◆ Aim of the task
Skip pictures in the listing below; copy exactly the lines from the one with "Clone this chart in matplotlib." through the one with "ax.set_ylim(0, 69.9)", inclusive.

***** Records for processing

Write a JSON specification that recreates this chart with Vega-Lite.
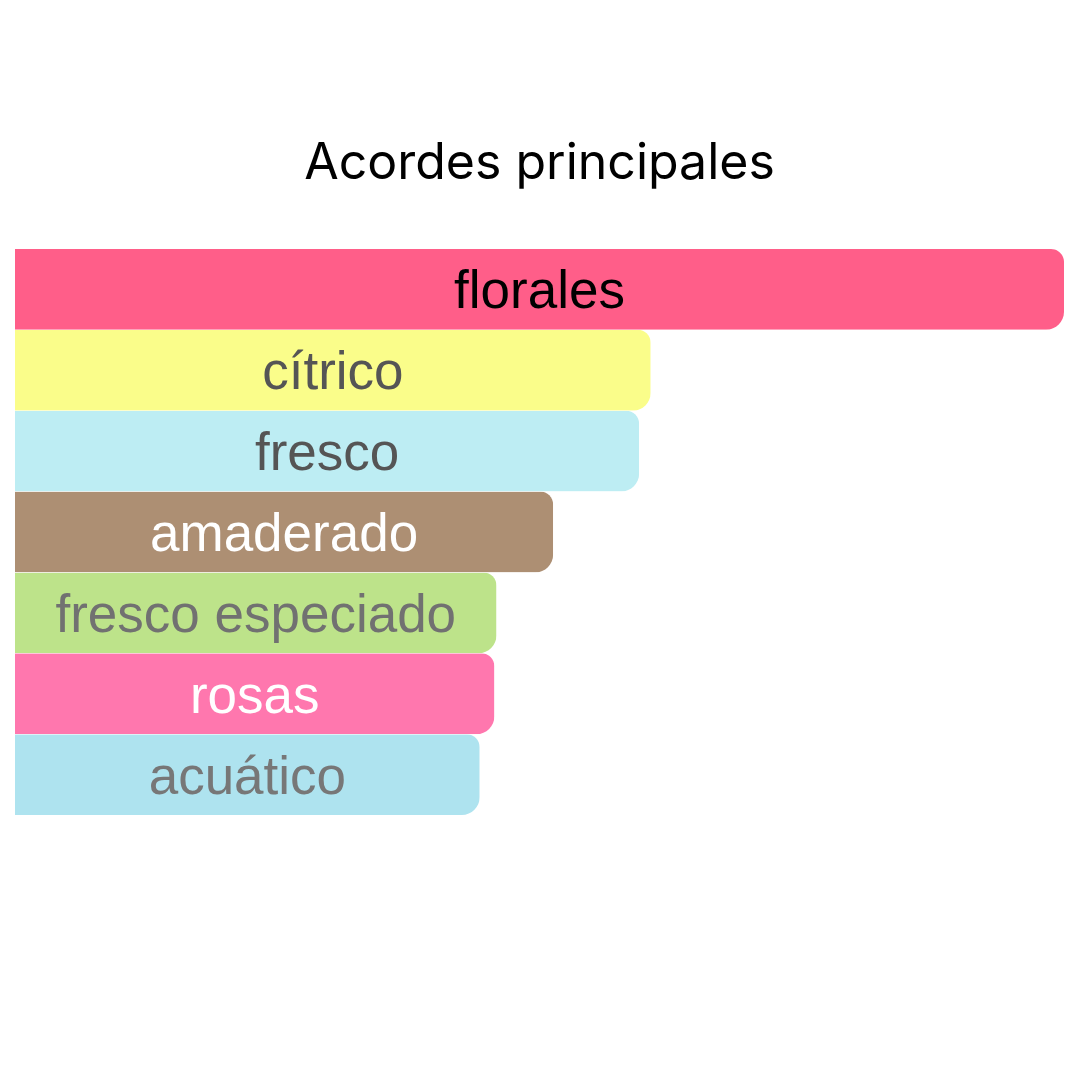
{
  "$schema": "https://vega.github.io/schema/vega-lite/v6.json",
  "autosize": "none",
  "padding": {"left": 15, "top": 249, "right": 16, "bottom": 265},
  "width": 1049,
  "height": 566,
  "background": "white",
  "config": {"view": {"stroke": null}},
  "title": {
    "text": "Acordes principales",
    "font": "Inter",
    "fontSize": 50,
    "fontWeight": "normal",
    "color": "#000000",
    "anchor": "middle",
    "offset": 60
  },
  "data": {
    "values": [
      {"acorde": "florales", "valor": 100},
      {"acorde": "cítrico", "valor": 60.6},
      {"acorde": "fresco", "valor": 59.5},
      {"acorde": "amaderado", "valor": 51.3},
      {"acorde": "fresco especiado", "valor": 45.9},
      {"acorde": "rosas", "valor": 45.7},
      {"acorde": "acuático", "valor": 44.3}
    ]
  },
  "encoding": {
    "y": {
      "field": "acorde",
      "type": "nominal",
      "sort": null,
      "axis": null,
      "scale": {"paddingInner": 0, "paddingOuter": 0}
    }
  },
  "layer": [
    {
      "mark": {"type": "bar", "cornerRadiusTopRight": 13, "cornerRadiusBottomRight": 18},
      "encoding": {
        "x": {
          "field": "valor",
          "type": "quantitative",
          "axis": null,
          "scale": {"domain": [0, 100], "nice": false}
        },
        "color": {
          "field": "acorde",
          "type": "nominal",
          "legend": null,
          "scale": {
            "domain": ["florales", "cítrico", "fresco", "amaderado", "fresco especiado", "rosas", "acuático"],
            "range": ["#FF5E89", "#FAFD8A", "#BDEDF3", "#AD8F73", "#BDE38A", "#FF77AE", "#AEE3EF"]
          }
        }
      }
    },
    {
      "transform": [{"calculate": "datum.valor / 2", "as": "centro"}],
      "mark": {
        "type": "text",
        "font": "Liberation Sans",
        "fontSize": 53,
        "align": "center",
        "baseline": "middle",
        "dy": 3
      },
      "encoding": {
        "x": {"field": "centro", "type": "quantitative"},
        "text": {"field": "acorde"},
        "color": {
          "field": "acorde",
          "type": "nominal",
          "legend": null,
          "scale": {
            "domain": ["florales", "cítrico", "fresco", "amaderado", "fresco especiado", "rosas", "acuático"],
            "range": ["#000000", "#555555", "#555555", "#FFFFFF", "#717171", "#FFFFFF", "#777777"]
          }
        }
      }
    }
  ],
  "resolve": {"scale": {"color": "independent"}}
}
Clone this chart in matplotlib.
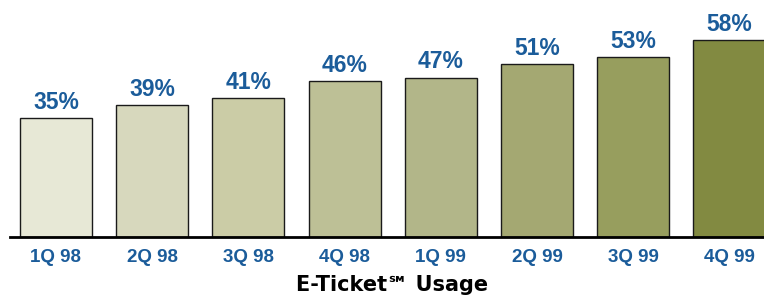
import matplotlib
matplotlib.use("Agg")
import matplotlib.pyplot as plt
import numpy as np

# data
quarters = ["1Q 98", "2Q 98", "3Q 98", "4Q 98", "1Q 99", "2Q 99", "3Q 99", "4Q 99"]
usage = [35, 39, 41, 46, 47, 51, 53, 58]
bar_colors = ["#e7e8d6", "#d7d8bd", "#cbcca6", "#bdc096", "#b2b689",
              "#a4a872", "#979e5e", "#828a41"]
label_blue = "#1b5c9a"

fig = plt.figure(figsize=(7.64, 2.95), dpi=100)
ax = fig.add_axes([10 / 764, 58 / 295, 754 / 764, 237 / 295])

x = np.arange(len(quarters))
ax.bar(x, usage, width=0.75, color=bar_colors, edgecolor="#1a1a1a",
       linewidth=1.0, zorder=2)

# value labels above bars
for xi, v in zip(x, usage):
    ax.annotate(f"{v}%", (xi, v), xytext=(0, 3), textcoords="offset points",
                ha="center", va="bottom", fontsize=16.5, fontweight="bold",
                color=label_blue, family="Liberation Sans")

ax.set_xlim(-0.478, 7.36)
ax.set_ylim(0, 69.9)

for s in ["top", "right", "left"]:
    ax.spines[s].set_visible(False)
ax.spines["bottom"].set_linewidth(2.0)
ax.spines["bottom"].set_color("black")
ax.set_yticks([])
ax.set_xticks(x)
ax.set_xticklabels(quarters, fontsize=13.5, fontweight="bold",
                   color=label_blue, family="Liberation Sans")
ax.tick_params(axis="x", length=0, pad=9)

fig.text(392 / 764, 1 - 285 / 295, "E-Ticket\u2120 Usage", ha="center",
         va="center", fontsize=15, fontweight="bold", color="black",
         family="DejaVu Sans")

fig.savefig("out.png", dpi=100)
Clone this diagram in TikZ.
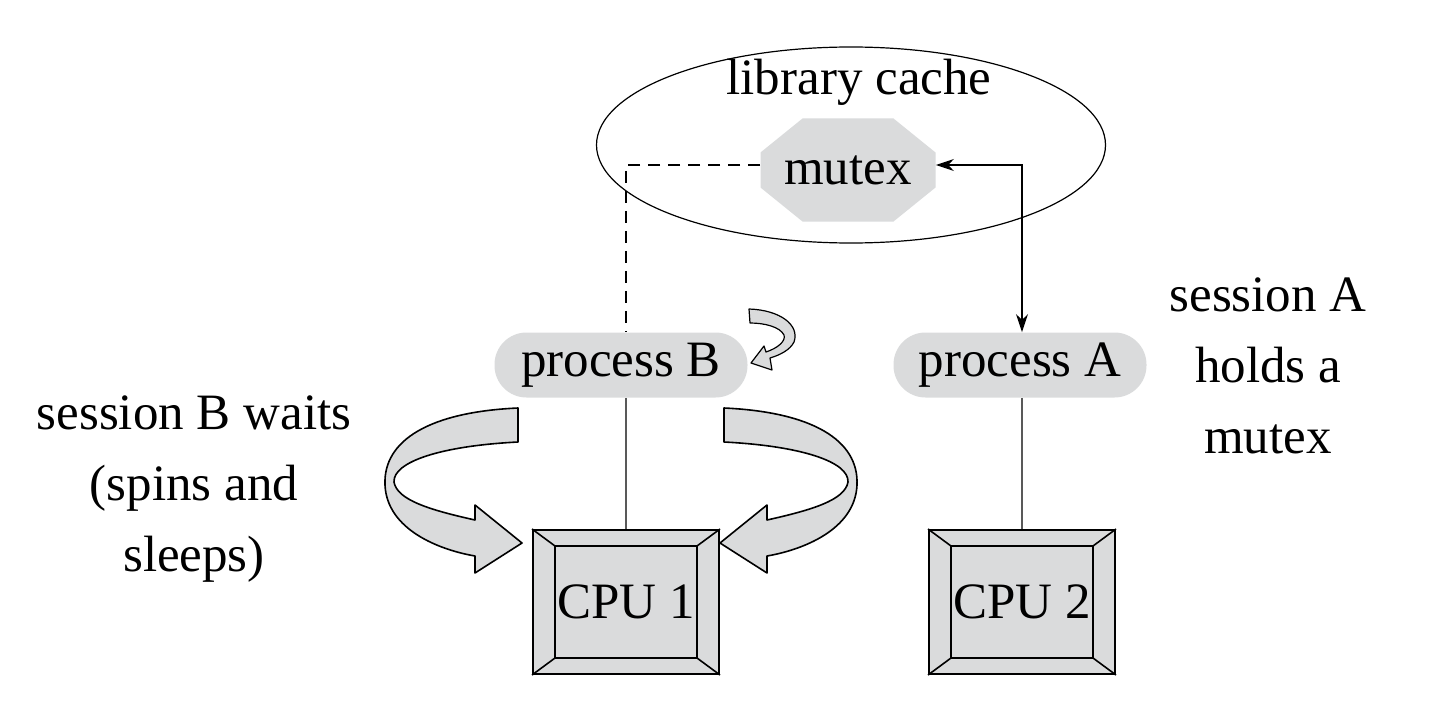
\documentclass[tikz,border=0pt]{standalone}
\usepackage{fontspec}
\setmainfont{Liberation Serif}
\usetikzlibrary{shapes.geometric,arrows.meta}

\definecolor{boxgray}{RGB}{218,219,220}

\begin{document}
\begin{tikzpicture}[x=0.5pt,y=-0.5pt,
  font=\fontsize{25.5}{35.5}\selectfont,
  proc/.style={fill=boxgray, rounded corners=16pt, minimum width=126.5pt,
    minimum height=32.5pt, inner sep=0pt},
  lock/.style={fill=white, minimum width=87.5pt, minimum height=51.5pt, inner sep=0pt,
    path picture={\fill[boxgray]
      ([xshift=21pt]path picture bounding box.north west)
      -- ([xshift=-21pt]path picture bounding box.north east)
      -- ([yshift=-17pt]path picture bounding box.north east)
      -- ([yshift=17pt]path picture bounding box.south east)
      -- ([xshift=-21pt]path picture bounding box.south east)
      -- ([xshift=21pt]path picture bounding box.south west)
      -- ([yshift=17pt]path picture bounding box.south west)
      -- ([yshift=-17pt]path picture bounding box.north west) -- cycle;}},
  cpubox/.style={draw, line width=1pt, fill=boxgray, minimum width=93pt,
    minimum height=72pt, inner sep=0pt},
  turn/.style={draw, line width=0.8pt, fill=boxgray, line join=round},
  wire/.style={draw=black!65, line width=0.7pt}]
\useasboundingbox (0,0) rectangle (1440,706);

% library cache with the mutex
\node (cache) [draw, ellipse, line width=0.6pt, minimum width=254.5pt,
  minimum height=98pt] at (851,145) {};
\node (cachetext) at (859,82) {library cache};
\node (mutex) [lock] at (848,170) {mutex};

% processes and cpus
\node (procB) [proc] at (621,365) {process B};
\node (procA) [proc] at (1020,365) {process A};
\node (cpu1) [cpubox] at (626,602) {CPU 1};
\node (cpu2) [cpubox] at (1022,602) {CPU 2};

\foreach \c in {cpu1,cpu2} {
  \draw[line width=0.8pt] ([shift={(11.5pt,-8.5pt)}]\c.north west)
    rectangle ([shift={(-11.5pt,8.5pt)}]\c.south east);
  \draw[line width=0.8pt] (\c.north west) -- ++(11.5pt,-8.5pt);
  \draw[line width=0.8pt] (\c.north east) -- ++(-11.5pt,-8.5pt);
  \draw[line width=0.8pt] (\c.south west) -- ++(11.5pt,8.5pt);
  \draw[line width=0.8pt] (\c.south east) -- ++(-11.5pt,8.5pt);
}

\draw[wire] (cpu1.north |- procB.south) -- (cpu1.north);
\draw[wire] (cpu2.north |- procA.south) -- (cpu2.north);

% who holds and who waits
\draw[line width=0.7pt, dash pattern=on 6pt off 4pt]
  ([yshift=2.5pt]mutex.west) -| (cpu1.north |- procB.north);
\draw[line width=0.9pt, {Stealth[length=9pt,width=6pt]}-{Stealth[length=9pt,width=6pt]}]
  ([yshift=2.5pt]mutex.east) -| (cpu2.north |- procA.north);

% spinning arrows round cpu 1
\draw[turn] (518,408) .. controls (430,412) and (383,440) .. (385,485)
  .. controls (387,530) and (440,550) .. (475,556) -- (475,573) -- (522,543)
  -- (475,505) -- (475,520) .. controls (430,510) and (397,500) .. (394,482)
  .. controls (393,462) and (440,446) .. (518,442) -- cycle;
\begin{scope}[shift={(1242,0)}, xscale=-1]
\draw[turn] (518,408) .. controls (430,412) and (383,440) .. (385,485)
  .. controls (387,530) and (440,550) .. (475,556) -- (475,573) -- (522,543)
  -- (475,505) -- (475,520) .. controls (430,510) and (397,500) .. (394,482)
  .. controls (393,462) and (440,446) .. (518,442) -- cycle;
\end{scope}
\draw[turn, line width=0.6pt] (749,309) .. controls (780,310) and (800,325) .. (794,342)
  .. controls (790,350) and (780,355) .. (770,358) -- (772,370) -- (751,363)
  -- (764,346) -- (766,352) .. controls (778,348) and (786,341) .. (784,335)
  .. controls (780,327) and (765,323) .. (750,323) -- cycle;

% notes
\node (waitB) [align=center] at (194,489) {session B waits\\(spins and\\sleeps)};
\node (holdA) [align=center] at (1268,366) {session A\\holds a\\mutex};
\end{tikzpicture}
\end{document}
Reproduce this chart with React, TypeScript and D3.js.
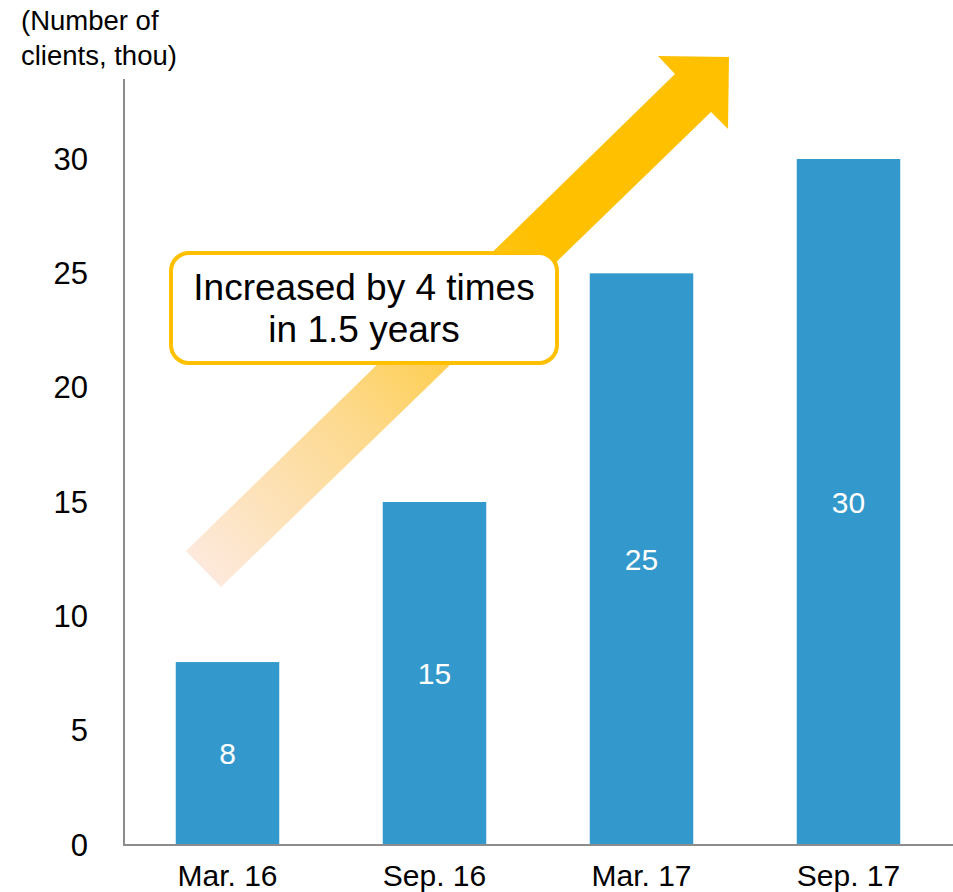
import React from "react";
import * as d3 from "d3";

const categories = ["Mar. 16", "Sep. 16", "Mar. 17", "Sep. 17"];
const values = [8, 15, 25, 30];
const yTicks = [0, 5, 10, 15, 20, 25, 30];
const titleLines = ["(Number of", "clients, thou)"];
const calloutLines = ["Increased by 4 times", "in 1.5 years"];

const W = 953;
const H = 892;
const FONT = "'Liberation Sans', Arial, Helvetica, sans-serif";

export default function App() {
  const x = d3
    .scaleBand<string>()
    .domain(categories)
    .range([124, 952])
    .paddingInner(0.5)
    .paddingOuter(0.25);
  const y = d3.scaleLinear().domain([0, 30]).range([845, 159]);

  // arrow (decoration) polygon
  const arrowPts: [number, number][] = [
    [186, 551],
    [675, 74],
    [658, 56],
    [729, 57],
    [728, 129],
    [711, 112],
    [221, 587],
  ];
  const arrowPath = d3.line()(arrowPts) + "Z";

  return (
    <svg
      width={W}
      height={H}
      style={{ position: "absolute", left: 0, top: 0, background: "#fff" }}
      fontFamily={FONT}
    >
      <defs>
        <linearGradient id="arrowGrad" gradientUnits="userSpaceOnUse" x1={203} y1={569} x2={540} y2={240}>
          <stop offset="0" stopColor="#fde9dc" />
          <stop offset="0.45" stopColor="#fdd98c" />
          <stop offset="1" stopColor="#ffc000" />
        </linearGradient>
      </defs>

      {/* title */}
      {titleLines.map((t, i) => (
        <text key={t} x={21} y={30 + i * 35} fontSize={27.5} fill="#000">
          {t}
        </text>
      ))}

      {/* y tick labels */}
      {yTicks.map((t) => (
        <text
          key={t}
          x={88}
          y={y(t)}
          textAnchor="end"
          dominantBaseline="central"
          fontSize={31}
          fill="#000"
        >
          {t}
        </text>
      ))}

      {/* arrow */}
      <path d={arrowPath} fill="url(#arrowGrad)" />

      {/* bars */}
      {categories.map((c, i) => (
        <rect
          key={c}
          x={x(c)!}
          y={y(values[i])}
          width={x.bandwidth()}
          height={y(0) - y(values[i])}
          fill="#3399cc"
        />
      ))}

      {/* bar value labels */}
      {categories.map((c, i) => (
        <text
          key={c + "v"}
          x={x(c)! + x.bandwidth() / 2}
          y={(y(values[i]) + y(0)) / 2}
          textAnchor="middle"
          dominantBaseline="central"
          fontSize={30}
          fill="#fff"
        >
          {values[i]}
        </text>
      ))}

      {/* axes */}
      <line x1={124} x2={124} y1={79} y2={845} stroke="#8c8c8c" strokeWidth={2} />
      <line x1={123} x2={953} y1={845} y2={845} stroke="#8c8c8c" strokeWidth={2} />

      {/* category labels */}
      {categories.map((c) => (
        <text
          key={c + "l"}
          x={x(c)! + x.bandwidth() / 2}
          y={886}
          textAnchor="middle"
          fontSize={30}
          fill="#000"
        >
          {c}
        </text>
      ))}

      {/* callout */}
      <rect
        x={171}
        y={253}
        width={386}
        height={110}
        rx={18}
        ry={18}
        fill="#fff"
        stroke="#ffc000"
        strokeWidth={4}
      />
      {calloutLines.map((t, i) => (
        <text key={t} x={364} y={300 + i * 42} textAnchor="middle" fontSize={37} fill="#000">
          {t}
        </text>
      ))}
    </svg>
  );
}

**********

◆ Task solution
Clone this chart in matplotlib.
import matplotlib
matplotlib.use("Agg")
import matplotlib.pyplot as plt
import numpy as np

# data
quarters = ["1Q 98", "2Q 98", "3Q 98", "4Q 98", "1Q 99", "2Q 99", "3Q 99", "4Q 99"]
usage = [35, 39, 41, 46, 47, 51, 53, 58]
bar_colors = ["#e7e8d6", "#d7d8bd", "#cbcca6", "#bdc096", "#b2b689",
              "#a4a872", "#979e5e", "#828a41"]
label_blue = "#1b5c9a"

fig = plt.figure(figsize=(7.64, 2.95), dpi=100)
ax = fig.add_axes([10 / 764, 58 / 295, 754 / 764, 237 / 295])

x = np.arange(len(quarters))
ax.bar(x, usage, width=0.75, color=bar_colors, edgecolor="#1a1a1a",
       linewidth=1.0, zorder=2)

# value labels above bars
for xi, v in zip(x, usage):
    ax.annotate(f"{v}%", (xi, v), xytext=(0, 3), textcoords="offset points",
                ha="center", va="bottom", fontsize=16.5, fontweight="bold",
                color=label_blue, family="Liberation Sans")

ax.set_xlim(-0.478, 7.36)
ax.set_ylim(0, 69.9)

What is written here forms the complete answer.